— START —

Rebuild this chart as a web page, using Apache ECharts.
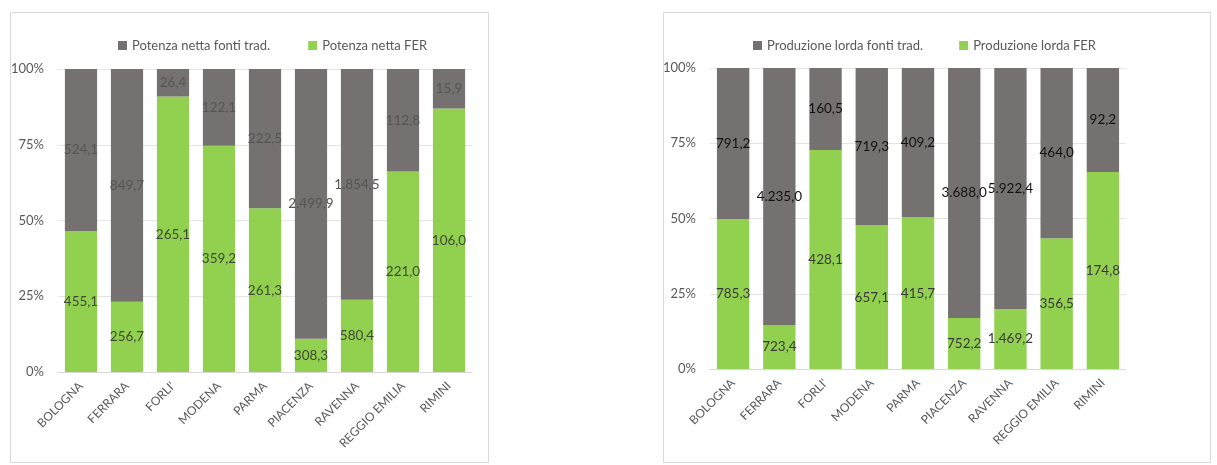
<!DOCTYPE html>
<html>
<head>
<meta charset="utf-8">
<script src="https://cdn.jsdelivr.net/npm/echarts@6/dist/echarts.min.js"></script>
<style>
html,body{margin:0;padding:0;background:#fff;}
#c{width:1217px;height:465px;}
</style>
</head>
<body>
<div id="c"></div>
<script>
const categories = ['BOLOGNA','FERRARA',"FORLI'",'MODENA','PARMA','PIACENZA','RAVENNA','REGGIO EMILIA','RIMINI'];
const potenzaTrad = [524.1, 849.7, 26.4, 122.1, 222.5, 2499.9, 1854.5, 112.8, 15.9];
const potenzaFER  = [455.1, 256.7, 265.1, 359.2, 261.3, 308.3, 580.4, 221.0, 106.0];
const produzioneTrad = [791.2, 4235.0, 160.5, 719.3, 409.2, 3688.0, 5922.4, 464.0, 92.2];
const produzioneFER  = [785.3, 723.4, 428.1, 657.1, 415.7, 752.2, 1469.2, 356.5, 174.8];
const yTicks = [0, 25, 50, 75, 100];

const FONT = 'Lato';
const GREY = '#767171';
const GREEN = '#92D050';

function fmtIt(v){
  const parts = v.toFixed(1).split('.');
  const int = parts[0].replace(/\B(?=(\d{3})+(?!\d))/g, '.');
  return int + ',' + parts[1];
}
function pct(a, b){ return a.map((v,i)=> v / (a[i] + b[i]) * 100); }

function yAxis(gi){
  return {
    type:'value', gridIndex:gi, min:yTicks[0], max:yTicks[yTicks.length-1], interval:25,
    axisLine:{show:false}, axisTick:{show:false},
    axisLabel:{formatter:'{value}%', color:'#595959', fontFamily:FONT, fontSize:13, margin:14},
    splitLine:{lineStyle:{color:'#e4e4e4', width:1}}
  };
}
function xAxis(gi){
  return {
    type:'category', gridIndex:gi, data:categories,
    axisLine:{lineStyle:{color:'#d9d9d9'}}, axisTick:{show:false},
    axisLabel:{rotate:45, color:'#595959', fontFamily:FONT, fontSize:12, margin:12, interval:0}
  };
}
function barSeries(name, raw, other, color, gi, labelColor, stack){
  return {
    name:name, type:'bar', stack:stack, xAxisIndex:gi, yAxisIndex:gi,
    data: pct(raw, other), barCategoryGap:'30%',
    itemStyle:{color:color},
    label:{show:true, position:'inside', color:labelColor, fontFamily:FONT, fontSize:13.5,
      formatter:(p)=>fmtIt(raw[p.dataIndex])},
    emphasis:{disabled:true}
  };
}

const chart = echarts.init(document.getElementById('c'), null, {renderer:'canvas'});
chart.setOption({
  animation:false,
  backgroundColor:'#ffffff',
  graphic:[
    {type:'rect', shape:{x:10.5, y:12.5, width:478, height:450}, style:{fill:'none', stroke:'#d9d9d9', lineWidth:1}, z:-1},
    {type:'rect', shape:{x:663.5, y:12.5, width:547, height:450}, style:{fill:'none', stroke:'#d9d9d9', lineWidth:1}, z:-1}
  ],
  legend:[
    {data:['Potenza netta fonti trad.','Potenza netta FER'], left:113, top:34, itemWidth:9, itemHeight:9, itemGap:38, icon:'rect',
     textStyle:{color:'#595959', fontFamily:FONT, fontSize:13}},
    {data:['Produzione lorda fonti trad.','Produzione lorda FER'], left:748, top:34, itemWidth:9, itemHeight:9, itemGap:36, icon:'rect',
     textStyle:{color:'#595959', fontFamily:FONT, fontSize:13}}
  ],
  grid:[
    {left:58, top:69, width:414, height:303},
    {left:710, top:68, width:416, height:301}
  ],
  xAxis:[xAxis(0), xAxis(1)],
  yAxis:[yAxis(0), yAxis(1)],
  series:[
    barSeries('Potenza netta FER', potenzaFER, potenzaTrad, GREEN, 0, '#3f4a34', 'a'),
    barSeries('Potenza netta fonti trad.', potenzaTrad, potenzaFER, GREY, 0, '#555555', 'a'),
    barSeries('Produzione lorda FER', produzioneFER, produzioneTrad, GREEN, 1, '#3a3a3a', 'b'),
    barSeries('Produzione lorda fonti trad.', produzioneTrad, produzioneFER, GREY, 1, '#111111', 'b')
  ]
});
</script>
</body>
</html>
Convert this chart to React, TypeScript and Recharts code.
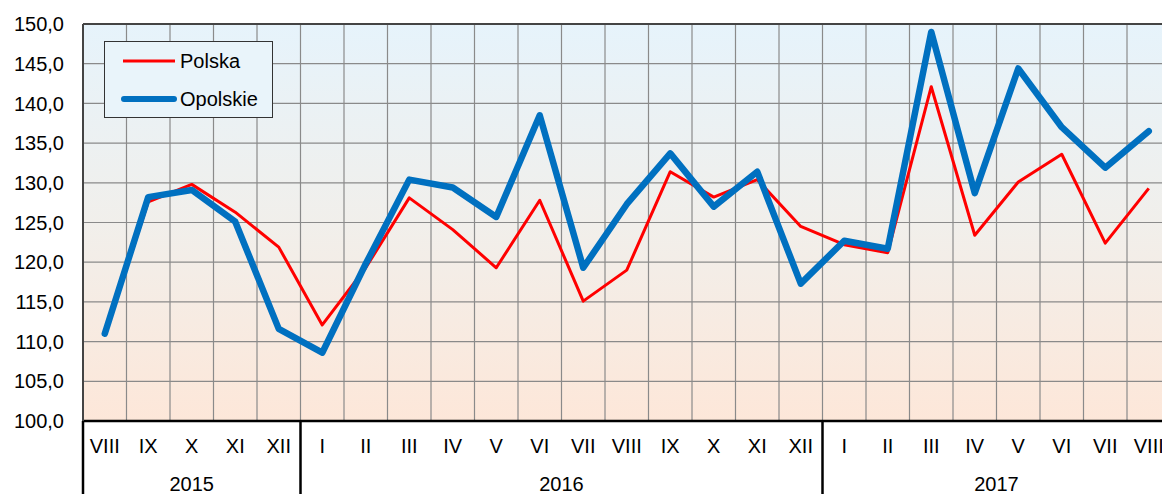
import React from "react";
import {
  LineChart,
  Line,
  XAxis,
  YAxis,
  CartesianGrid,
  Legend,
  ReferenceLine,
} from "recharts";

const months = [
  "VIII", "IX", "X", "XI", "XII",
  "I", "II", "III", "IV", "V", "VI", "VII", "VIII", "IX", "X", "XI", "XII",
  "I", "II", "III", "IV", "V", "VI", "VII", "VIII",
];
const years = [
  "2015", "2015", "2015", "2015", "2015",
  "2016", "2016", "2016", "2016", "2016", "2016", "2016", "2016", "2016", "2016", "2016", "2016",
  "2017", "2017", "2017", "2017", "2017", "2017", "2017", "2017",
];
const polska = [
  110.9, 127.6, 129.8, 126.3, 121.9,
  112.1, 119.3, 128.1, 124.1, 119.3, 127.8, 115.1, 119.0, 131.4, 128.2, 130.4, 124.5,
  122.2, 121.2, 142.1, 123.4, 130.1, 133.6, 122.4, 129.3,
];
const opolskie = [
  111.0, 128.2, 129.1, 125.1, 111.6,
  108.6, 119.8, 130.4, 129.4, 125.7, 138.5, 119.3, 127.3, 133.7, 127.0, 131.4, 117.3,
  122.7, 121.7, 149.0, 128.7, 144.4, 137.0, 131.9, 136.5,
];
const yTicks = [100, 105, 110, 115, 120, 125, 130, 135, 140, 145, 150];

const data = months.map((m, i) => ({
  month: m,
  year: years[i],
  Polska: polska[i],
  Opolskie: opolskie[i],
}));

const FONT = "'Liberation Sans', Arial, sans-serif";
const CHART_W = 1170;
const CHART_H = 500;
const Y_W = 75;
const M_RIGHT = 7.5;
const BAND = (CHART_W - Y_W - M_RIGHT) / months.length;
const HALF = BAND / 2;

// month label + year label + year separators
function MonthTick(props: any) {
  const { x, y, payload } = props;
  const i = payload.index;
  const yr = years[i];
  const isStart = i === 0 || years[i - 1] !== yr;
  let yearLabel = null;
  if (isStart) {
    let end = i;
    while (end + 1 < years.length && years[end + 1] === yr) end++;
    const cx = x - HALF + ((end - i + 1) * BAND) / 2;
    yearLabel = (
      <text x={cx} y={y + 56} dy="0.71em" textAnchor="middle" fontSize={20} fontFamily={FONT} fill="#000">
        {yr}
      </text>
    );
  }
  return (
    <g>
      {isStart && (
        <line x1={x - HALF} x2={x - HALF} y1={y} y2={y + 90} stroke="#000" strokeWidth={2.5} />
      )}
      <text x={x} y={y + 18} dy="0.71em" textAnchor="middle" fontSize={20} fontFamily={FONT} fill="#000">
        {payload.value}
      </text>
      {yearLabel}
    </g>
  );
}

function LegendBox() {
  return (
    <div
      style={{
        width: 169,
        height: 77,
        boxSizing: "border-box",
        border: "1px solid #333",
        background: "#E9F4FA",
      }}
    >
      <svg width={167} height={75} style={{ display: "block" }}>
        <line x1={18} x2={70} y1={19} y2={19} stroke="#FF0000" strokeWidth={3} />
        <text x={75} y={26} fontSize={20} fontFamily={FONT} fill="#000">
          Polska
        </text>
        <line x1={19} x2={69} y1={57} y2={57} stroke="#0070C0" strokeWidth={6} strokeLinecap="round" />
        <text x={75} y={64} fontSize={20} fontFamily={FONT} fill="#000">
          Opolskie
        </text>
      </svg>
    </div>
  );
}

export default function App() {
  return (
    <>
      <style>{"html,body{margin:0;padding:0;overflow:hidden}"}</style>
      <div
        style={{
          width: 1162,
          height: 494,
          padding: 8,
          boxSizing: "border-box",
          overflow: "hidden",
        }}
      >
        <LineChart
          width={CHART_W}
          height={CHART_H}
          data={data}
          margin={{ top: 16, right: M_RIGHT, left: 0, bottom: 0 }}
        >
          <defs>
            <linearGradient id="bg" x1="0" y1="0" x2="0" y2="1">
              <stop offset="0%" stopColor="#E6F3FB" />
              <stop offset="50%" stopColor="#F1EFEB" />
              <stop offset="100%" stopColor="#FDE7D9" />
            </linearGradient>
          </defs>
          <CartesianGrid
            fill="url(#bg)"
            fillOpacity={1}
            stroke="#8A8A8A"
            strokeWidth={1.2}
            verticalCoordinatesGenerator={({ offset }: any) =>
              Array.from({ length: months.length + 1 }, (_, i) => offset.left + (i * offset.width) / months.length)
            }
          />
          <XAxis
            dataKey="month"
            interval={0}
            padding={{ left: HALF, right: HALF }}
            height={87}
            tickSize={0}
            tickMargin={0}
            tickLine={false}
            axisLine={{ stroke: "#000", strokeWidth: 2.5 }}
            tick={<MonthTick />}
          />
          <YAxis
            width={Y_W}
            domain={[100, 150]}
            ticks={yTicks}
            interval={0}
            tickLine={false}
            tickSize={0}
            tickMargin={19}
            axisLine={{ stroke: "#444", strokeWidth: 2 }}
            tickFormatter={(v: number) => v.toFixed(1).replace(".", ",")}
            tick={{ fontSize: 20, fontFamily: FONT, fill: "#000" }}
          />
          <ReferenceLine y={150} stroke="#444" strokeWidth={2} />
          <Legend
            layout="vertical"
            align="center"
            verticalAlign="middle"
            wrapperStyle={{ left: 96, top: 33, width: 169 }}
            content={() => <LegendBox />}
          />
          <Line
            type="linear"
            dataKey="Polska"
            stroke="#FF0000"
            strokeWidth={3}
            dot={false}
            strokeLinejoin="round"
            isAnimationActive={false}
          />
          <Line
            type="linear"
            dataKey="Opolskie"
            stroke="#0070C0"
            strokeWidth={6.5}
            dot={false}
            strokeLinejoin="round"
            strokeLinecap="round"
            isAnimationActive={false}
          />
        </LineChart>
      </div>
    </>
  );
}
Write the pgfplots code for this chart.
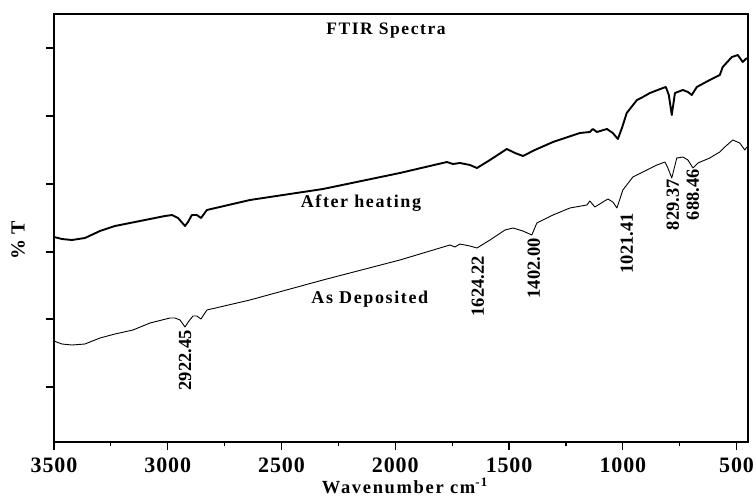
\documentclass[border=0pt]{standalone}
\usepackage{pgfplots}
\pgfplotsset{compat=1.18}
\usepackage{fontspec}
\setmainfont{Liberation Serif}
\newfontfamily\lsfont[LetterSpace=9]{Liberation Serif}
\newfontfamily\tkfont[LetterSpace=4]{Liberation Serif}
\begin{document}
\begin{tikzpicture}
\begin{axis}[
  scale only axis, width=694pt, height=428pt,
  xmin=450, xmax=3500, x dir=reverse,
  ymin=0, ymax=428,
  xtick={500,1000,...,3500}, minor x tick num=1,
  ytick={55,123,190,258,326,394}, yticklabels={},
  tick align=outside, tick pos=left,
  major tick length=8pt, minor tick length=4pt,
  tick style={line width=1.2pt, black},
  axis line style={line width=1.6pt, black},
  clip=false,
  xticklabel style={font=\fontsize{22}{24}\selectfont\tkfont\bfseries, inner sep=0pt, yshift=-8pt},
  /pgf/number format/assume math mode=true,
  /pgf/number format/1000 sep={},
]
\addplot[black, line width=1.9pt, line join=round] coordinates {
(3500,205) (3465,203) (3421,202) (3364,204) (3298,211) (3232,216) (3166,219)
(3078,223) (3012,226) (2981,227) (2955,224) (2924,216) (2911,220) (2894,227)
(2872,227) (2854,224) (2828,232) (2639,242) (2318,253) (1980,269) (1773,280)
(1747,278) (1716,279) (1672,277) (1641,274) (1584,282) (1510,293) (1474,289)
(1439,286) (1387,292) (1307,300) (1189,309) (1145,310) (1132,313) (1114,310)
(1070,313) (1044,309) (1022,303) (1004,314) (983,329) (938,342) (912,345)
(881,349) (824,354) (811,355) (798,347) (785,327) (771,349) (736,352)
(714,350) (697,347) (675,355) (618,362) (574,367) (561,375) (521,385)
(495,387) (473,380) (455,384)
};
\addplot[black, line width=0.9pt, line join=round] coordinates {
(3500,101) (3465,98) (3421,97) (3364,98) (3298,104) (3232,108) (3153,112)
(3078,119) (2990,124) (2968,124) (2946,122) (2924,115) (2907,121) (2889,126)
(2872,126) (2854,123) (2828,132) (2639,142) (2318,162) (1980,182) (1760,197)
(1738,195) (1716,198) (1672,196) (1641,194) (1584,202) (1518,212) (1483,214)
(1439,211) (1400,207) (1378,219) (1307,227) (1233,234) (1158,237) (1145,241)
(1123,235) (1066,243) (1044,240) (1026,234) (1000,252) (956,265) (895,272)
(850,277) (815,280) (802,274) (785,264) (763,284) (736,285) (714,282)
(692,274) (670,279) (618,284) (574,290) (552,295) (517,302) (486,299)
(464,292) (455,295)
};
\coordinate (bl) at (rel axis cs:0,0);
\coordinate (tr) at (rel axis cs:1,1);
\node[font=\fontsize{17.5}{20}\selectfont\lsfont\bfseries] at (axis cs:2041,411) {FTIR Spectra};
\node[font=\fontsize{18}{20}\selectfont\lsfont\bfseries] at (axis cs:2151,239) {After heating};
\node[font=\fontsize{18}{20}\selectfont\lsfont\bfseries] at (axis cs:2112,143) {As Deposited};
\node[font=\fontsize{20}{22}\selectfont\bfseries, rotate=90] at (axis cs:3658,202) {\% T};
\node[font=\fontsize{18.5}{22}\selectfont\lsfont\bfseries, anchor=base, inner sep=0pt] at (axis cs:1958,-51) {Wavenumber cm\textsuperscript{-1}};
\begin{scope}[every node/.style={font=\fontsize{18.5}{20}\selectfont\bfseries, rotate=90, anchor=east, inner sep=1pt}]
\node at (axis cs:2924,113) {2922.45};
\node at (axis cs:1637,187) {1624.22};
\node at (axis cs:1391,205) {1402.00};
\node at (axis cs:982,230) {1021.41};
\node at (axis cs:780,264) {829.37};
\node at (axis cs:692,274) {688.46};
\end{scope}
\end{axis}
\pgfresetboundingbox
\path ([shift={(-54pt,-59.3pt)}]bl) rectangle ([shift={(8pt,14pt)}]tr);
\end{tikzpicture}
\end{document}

— END —

WHAT IS REQUIRED >> Reproduce only the lines running from the beginning of the entries above to the line holding "return a.map((v,i)=> v", inclusive. Pictures stay out of the copy.

RESULT >>
Rebuild this chart as a web page, using Apache ECharts.
<!DOCTYPE html>
<html>
<head>
<meta charset="utf-8">
<script src="https://cdn.jsdelivr.net/npm/echarts@6/dist/echarts.min.js"></script>
<style>
html,body{margin:0;padding:0;background:#fff;}
#c{width:1217px;height:465px;}
</style>
</head>
<body>
<div id="c"></div>
<script>
const categories = ['BOLOGNA','FERRARA',"FORLI'",'MODENA','PARMA','PIACENZA','RAVENNA','REGGIO EMILIA','RIMINI'];
const potenzaTrad = [524.1, 849.7, 26.4, 122.1, 222.5, 2499.9, 1854.5, 112.8, 15.9];
const potenzaFER  = [455.1, 256.7, 265.1, 359.2, 261.3, 308.3, 580.4, 221.0, 106.0];
const produzioneTrad = [791.2, 4235.0, 160.5, 719.3, 409.2, 3688.0, 5922.4, 464.0, 92.2];
const produzioneFER  = [785.3, 723.4, 428.1, 657.1, 415.7, 752.2, 1469.2, 356.5, 174.8];
const yTicks = [0, 25, 50, 75, 100];

const FONT = 'Lato';
const GREY = '#767171';
const GREEN = '#92D050';

function fmtIt(v){
  const parts = v.toFixed(1).split('.');
  const int = parts[0].replace(/\B(?=(\d{3})+(?!\d))/g, '.');
  return int + ',' + parts[1];
}
function pct(a, b){ return a.map((v,i)=> v / (a[i] + b[i]) * 100); }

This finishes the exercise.